* The problem *
Reproduce every line of the material below, but drop the pictures.
--- Begin Data block ---
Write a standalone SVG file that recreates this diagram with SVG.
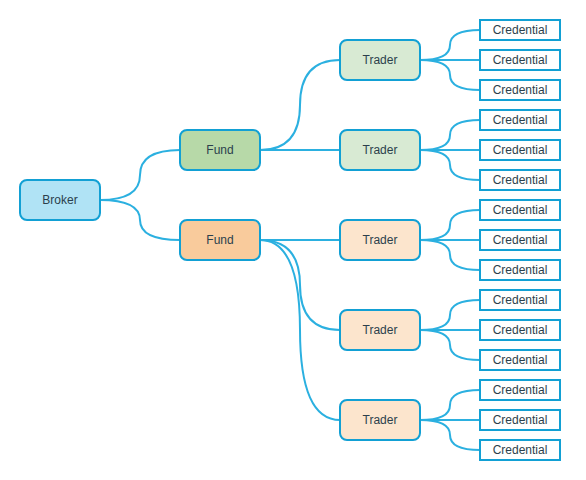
<svg xmlns="http://www.w3.org/2000/svg" width="586" height="480" viewBox="0 0 586 480">
<style>
.n{stroke:#12a0d4;stroke-width:2}
.c{fill:#ffffff;stroke:#12a0d4;stroke-width:2}
.e{fill:none;stroke:#2bb0e0;stroke-width:2}
text{font-family:"Liberation Sans",Arial,sans-serif;font-size:12px;fill:#2b3f4c;text-anchor:middle;dominant-baseline:central}
</style>
<rect width="586" height="480" fill="#ffffff"/>
<g id="connectors">
<path class="e" d="M100 200 Q140 200 140 175 Q140 150 180 150"/>
<path class="e" d="M100 200 Q140 200 140 220 Q140 240 180 240"/>
<path class="e" d="M260 150 Q300 150 300 105 Q300 60 340 60"/>
<path class="e" d="M260 150 L340 150"/>
<path class="e" d="M260 240 L340 240"/>
<path class="e" d="M260 240 Q300 240 300 285 Q300 330 340 330"/>
<path class="e" d="M260 240 Q300 240 300 330 Q300 420 340 420"/>
<path class="e" d="M420 60 Q450 60 450 45 Q450 30 480 30"/>
<path class="e" d="M420 60 L480 60"/>
<path class="e" d="M420 60 Q450 60 450 75 Q450 90 480 90"/>
<path class="e" d="M420 150 Q450 150 450 135 Q450 120 480 120"/>
<path class="e" d="M420 150 L480 150"/>
<path class="e" d="M420 150 Q450 150 450 165 Q450 180 480 180"/>
<path class="e" d="M420 240 Q450 240 450 225 Q450 210 480 210"/>
<path class="e" d="M420 240 L480 240"/>
<path class="e" d="M420 240 Q450 240 450 255 Q450 270 480 270"/>
<path class="e" d="M420 330 Q450 330 450 315 Q450 300 480 300"/>
<path class="e" d="M420 330 L480 330"/>
<path class="e" d="M420 330 Q450 330 450 345 Q450 360 480 360"/>
<path class="e" d="M420 420 Q450 420 450 405 Q450 390 480 390"/>
<path class="e" d="M420 420 L480 420"/>
<path class="e" d="M420 420 Q450 420 450 435 Q450 450 480 450"/>
</g>
<g id="broker"><rect class="n" x="20" y="180" width="80" height="40" rx="7" fill="#b0e3f5"/><text x="60" y="200">Broker</text></g>
<g id="fund1"><rect class="n" x="180" y="130" width="80" height="40" rx="7" fill="#b7d9a8"/><text x="220" y="150">Fund</text></g>
<g id="fund2"><rect class="n" x="180" y="220" width="80" height="40" rx="7" fill="#f9cb9c"/><text x="220" y="240">Fund</text></g>
<g id="trader1"><rect class="n" x="340" y="40" width="80" height="40" rx="7" fill="#d8ead3"/><text x="380" y="60">Trader</text></g>
<g id="trader2"><rect class="n" x="340" y="130" width="80" height="40" rx="7" fill="#d8ead3"/><text x="380" y="150">Trader</text></g>
<g id="trader3"><rect class="n" x="340" y="220" width="80" height="40" rx="7" fill="#fce5cd"/><text x="380" y="240">Trader</text></g>
<g id="trader4"><rect class="n" x="340" y="310" width="80" height="40" rx="7" fill="#fce5cd"/><text x="380" y="330">Trader</text></g>
<g id="trader5"><rect class="n" x="340" y="400" width="80" height="40" rx="7" fill="#fce5cd"/><text x="380" y="420">Trader</text></g>
<g id="cred1"><rect class="c" x="480" y="20" width="80" height="20"/><text x="520" y="30">Credential</text></g>
<g id="cred2"><rect class="c" x="480" y="50" width="80" height="20"/><text x="520" y="60">Credential</text></g>
<g id="cred3"><rect class="c" x="480" y="80" width="80" height="20"/><text x="520" y="90">Credential</text></g>
<g id="cred4"><rect class="c" x="480" y="110" width="80" height="20"/><text x="520" y="120">Credential</text></g>
<g id="cred5"><rect class="c" x="480" y="140" width="80" height="20"/><text x="520" y="150">Credential</text></g>
<g id="cred6"><rect class="c" x="480" y="170" width="80" height="20"/><text x="520" y="180">Credential</text></g>
<g id="cred7"><rect class="c" x="480" y="200" width="80" height="20"/><text x="520" y="210">Credential</text></g>
<g id="cred8"><rect class="c" x="480" y="230" width="80" height="20"/><text x="520" y="240">Credential</text></g>
<g id="cred9"><rect class="c" x="480" y="260" width="80" height="20"/><text x="520" y="270">Credential</text></g>
<g id="cred10"><rect class="c" x="480" y="290" width="80" height="20"/><text x="520" y="300">Credential</text></g>
<g id="cred11"><rect class="c" x="480" y="320" width="80" height="20"/><text x="520" y="330">Credential</text></g>
<g id="cred12"><rect class="c" x="480" y="350" width="80" height="20"/><text x="520" y="360">Credential</text></g>
<g id="cred13"><rect class="c" x="480" y="380" width="80" height="20"/><text x="520" y="390">Credential</text></g>
<g id="cred14"><rect class="c" x="480" y="410" width="80" height="20"/><text x="520" y="420">Credential</text></g>
<g id="cred15"><rect class="c" x="480" y="440" width="80" height="20"/><text x="520" y="450">Credential</text></g>
</svg>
--- End Data block ---
* Written response *
Write a standalone SVG file that recreates this diagram with SVG.
<svg xmlns="http://www.w3.org/2000/svg" width="586" height="480" viewBox="0 0 586 480">
<style>
.n{stroke:#12a0d4;stroke-width:2}
.c{fill:#ffffff;stroke:#12a0d4;stroke-width:2}
.e{fill:none;stroke:#2bb0e0;stroke-width:2}
text{font-family:"Liberation Sans",Arial,sans-serif;font-size:12px;fill:#2b3f4c;text-anchor:middle;dominant-baseline:central}
</style>
<rect width="586" height="480" fill="#ffffff"/>
<g id="connectors">
<path class="e" d="M100 200 Q140 200 140 175 Q140 150 180 150"/>
<path class="e" d="M100 200 Q140 200 140 220 Q140 240 180 240"/>
<path class="e" d="M260 150 Q300 150 300 105 Q300 60 340 60"/>
<path class="e" d="M260 150 L340 150"/>
<path class="e" d="M260 240 L340 240"/>
<path class="e" d="M260 240 Q300 240 300 285 Q300 330 340 330"/>
<path class="e" d="M260 240 Q300 240 300 330 Q300 420 340 420"/>
<path class="e" d="M420 60 Q450 60 450 45 Q450 30 480 30"/>
<path class="e" d="M420 60 L480 60"/>
<path class="e" d="M420 60 Q450 60 450 75 Q450 90 480 90"/>
<path class="e" d="M420 150 Q450 150 450 135 Q450 120 480 120"/>
<path class="e" d="M420 150 L480 150"/>
<path class="e" d="M420 150 Q450 150 450 165 Q450 180 480 180"/>
<path class="e" d="M420 240 Q450 240 450 225 Q450 210 480 210"/>
<path class="e" d="M420 240 L480 240"/>
<path class="e" d="M420 240 Q450 240 450 255 Q450 270 480 270"/>
<path class="e" d="M420 330 Q450 330 450 315 Q450 300 480 300"/>
<path class="e" d="M420 330 L480 330"/>
<path class="e" d="M420 330 Q450 330 450 345 Q450 360 480 360"/>
<path class="e" d="M420 420 Q450 420 450 405 Q450 390 480 390"/>
<path class="e" d="M420 420 L480 420"/>
<path class="e" d="M420 420 Q450 420 450 435 Q450 450 480 450"/>
</g>
<g id="broker"><rect class="n" x="20" y="180" width="80" height="40" rx="7" fill="#b0e3f5"/><text x="60" y="200">Broker</text></g>
<g id="fund1"><rect class="n" x="180" y="130" width="80" height="40" rx="7" fill="#b7d9a8"/><text x="220" y="150">Fund</text></g>
<g id="fund2"><rect class="n" x="180" y="220" width="80" height="40" rx="7" fill="#f9cb9c"/><text x="220" y="240">Fund</text></g>
<g id="trader1"><rect class="n" x="340" y="40" width="80" height="40" rx="7" fill="#d8ead3"/><text x="380" y="60">Trader</text></g>
<g id="trader2"><rect class="n" x="340" y="130" width="80" height="40" rx="7" fill="#d8ead3"/><text x="380" y="150">Trader</text></g>
<g id="trader3"><rect class="n" x="340" y="220" width="80" height="40" rx="7" fill="#fce5cd"/><text x="380" y="240">Trader</text></g>
<g id="trader4"><rect class="n" x="340" y="310" width="80" height="40" rx="7" fill="#fce5cd"/><text x="380" y="330">Trader</text></g>
<g id="trader5"><rect class="n" x="340" y="400" width="80" height="40" rx="7" fill="#fce5cd"/><text x="380" y="420">Trader</text></g>
<g id="cred1"><rect class="c" x="480" y="20" width="80" height="20"/><text x="520" y="30">Credential</text></g>
<g id="cred2"><rect class="c" x="480" y="50" width="80" height="20"/><text x="520" y="60">Credential</text></g>
<g id="cred3"><rect class="c" x="480" y="80" width="80" height="20"/><text x="520" y="90">Credential</text></g>
<g id="cred4"><rect class="c" x="480" y="110" width="80" height="20"/><text x="520" y="120">Credential</text></g>
<g id="cred5"><rect class="c" x="480" y="140" width="80" height="20"/><text x="520" y="150">Credential</text></g>
<g id="cred6"><rect class="c" x="480" y="170" width="80" height="20"/><text x="520" y="180">Credential</text></g>
<g id="cred7"><rect class="c" x="480" y="200" width="80" height="20"/><text x="520" y="210">Credential</text></g>
<g id="cred8"><rect class="c" x="480" y="230" width="80" height="20"/><text x="520" y="240">Credential</text></g>
<g id="cred9"><rect class="c" x="480" y="260" width="80" height="20"/><text x="520" y="270">Credential</text></g>
<g id="cred10"><rect class="c" x="480" y="290" width="80" height="20"/><text x="520" y="300">Credential</text></g>
<g id="cred11"><rect class="c" x="480" y="320" width="80" height="20"/><text x="520" y="330">Credential</text></g>
<g id="cred12"><rect class="c" x="480" y="350" width="80" height="20"/><text x="520" y="360">Credential</text></g>
<g id="cred13"><rect class="c" x="480" y="380" width="80" height="20"/><text x="520" y="390">Credential</text></g>
<g id="cred14"><rect class="c" x="480" y="410" width="80" height="20"/><text x="520" y="420">Credential</text></g>
<g id="cred15"><rect class="c" x="480" y="440" width="80" height="20"/><text x="520" y="450">Credential</text></g>
</svg>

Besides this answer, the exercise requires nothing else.